REPUBLIKA.CO.ID, JAKARTA -- Pakar hukum tata negara, Refly Harun berpendapat, Ketua MK nonaktif, Akil Mochtar sulit melepaskan diri dari perkara hukum dengan tiga kasus dugaan korupsi yang menjeratnya.
"Belakangan kan ada surat perintah penyidikan yang baru, sehingga ada tiga kasus yang menjerat Pak Akil, yakni (dugaan suap) Gunung Mas, Lebak, dan gratifikasi. Bisa saja nanti kena pasal tindak pidana pencucian uang. Kondisi seperti ini sulit bagi AM untuk lepas, ibarat dia masuk kandang, dia susah lepas 'kandang' KPK," ujar Refly Harun di Jakarta, Jumat (25/10).
Refly mengatakan, jika berbicara teori konspirasi, pilihan Akil Mochtar saat ini adalah menguak kemungkinan keterlibatan pihak-pihak lain atau tetap berdiam diri atas kasus korupsi yang melibatkannya.
"Kalau dia keep silent, kompensasi apa yang dia dapatkan. Kalau dia tidak mendapatkan kompensasi apa-apa tentu dia akan ngomong apa adanya," kata Refly.
Refly mencontohkan kasus korupsi yang menjerat mantan Bendahara Umum Partai Demokrat Muhammad Nazaruddin, informasi keterlibatan pihak lain sedikit demi sedikit terkuak. Hal itu, kata Refly, lantaran Nazaruddin tidak tahan dijadikan 'korban' sendirian.
"Sekarang sejauh mana Pak Akil ini mau menanggung sendiri beban (korupsi) itu?

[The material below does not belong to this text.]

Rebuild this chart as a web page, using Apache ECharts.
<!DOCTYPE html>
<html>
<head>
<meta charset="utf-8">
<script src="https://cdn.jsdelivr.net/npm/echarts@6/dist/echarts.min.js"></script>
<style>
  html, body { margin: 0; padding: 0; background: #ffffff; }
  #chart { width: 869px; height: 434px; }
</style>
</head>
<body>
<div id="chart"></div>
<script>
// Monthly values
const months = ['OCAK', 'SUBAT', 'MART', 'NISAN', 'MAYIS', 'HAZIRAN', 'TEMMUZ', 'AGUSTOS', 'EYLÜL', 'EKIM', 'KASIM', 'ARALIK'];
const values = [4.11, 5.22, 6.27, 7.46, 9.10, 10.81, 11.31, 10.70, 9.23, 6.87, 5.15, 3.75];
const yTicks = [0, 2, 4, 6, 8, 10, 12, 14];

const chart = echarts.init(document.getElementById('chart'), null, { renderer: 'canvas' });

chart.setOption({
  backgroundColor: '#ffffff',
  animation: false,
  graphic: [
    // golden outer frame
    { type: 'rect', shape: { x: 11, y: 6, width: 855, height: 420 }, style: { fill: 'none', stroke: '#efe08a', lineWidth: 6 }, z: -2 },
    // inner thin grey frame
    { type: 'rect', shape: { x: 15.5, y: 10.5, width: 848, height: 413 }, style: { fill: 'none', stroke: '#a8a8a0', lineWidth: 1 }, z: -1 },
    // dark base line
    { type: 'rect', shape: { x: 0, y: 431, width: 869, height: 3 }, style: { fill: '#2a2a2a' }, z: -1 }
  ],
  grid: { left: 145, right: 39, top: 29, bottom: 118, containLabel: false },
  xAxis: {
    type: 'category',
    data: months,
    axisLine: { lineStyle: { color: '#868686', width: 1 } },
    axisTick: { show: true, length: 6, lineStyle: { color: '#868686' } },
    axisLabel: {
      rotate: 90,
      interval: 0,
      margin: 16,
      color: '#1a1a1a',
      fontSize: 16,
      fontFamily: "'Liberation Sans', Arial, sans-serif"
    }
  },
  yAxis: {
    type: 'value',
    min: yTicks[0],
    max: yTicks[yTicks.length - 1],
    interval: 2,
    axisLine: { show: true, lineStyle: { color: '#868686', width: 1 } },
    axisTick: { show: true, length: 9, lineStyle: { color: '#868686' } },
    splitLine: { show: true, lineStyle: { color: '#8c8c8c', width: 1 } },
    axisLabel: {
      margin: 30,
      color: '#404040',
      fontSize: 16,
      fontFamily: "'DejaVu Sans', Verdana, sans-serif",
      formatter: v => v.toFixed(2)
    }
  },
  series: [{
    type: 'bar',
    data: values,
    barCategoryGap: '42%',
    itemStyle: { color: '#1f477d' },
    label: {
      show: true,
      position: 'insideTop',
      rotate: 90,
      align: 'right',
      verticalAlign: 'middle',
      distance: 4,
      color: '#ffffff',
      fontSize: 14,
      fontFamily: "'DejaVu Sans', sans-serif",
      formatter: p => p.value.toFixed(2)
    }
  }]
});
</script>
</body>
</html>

Dia mau sendirian di 'kandang' itu atau dia kemudian mau menunjuk orang lain untuk menemani di 'kandang'. Kalau kita bicara mafia hukum dan peradilan, sangat mungkin yang terlibat dalam kasus suap Pak Akil banyak, ada brokernya," papar Refly.
KPK menetapkan Akil Mochtar sebagai tersangka penerima suap Pilkada Kabupaten Gunung Mas, Kalimantan dan Lebak, Banten bersama dengan sejumlah tersangka lain. Selain itu, KPK juga menjerat Akil dengan pasal tambahan penerimaan gratifikasi.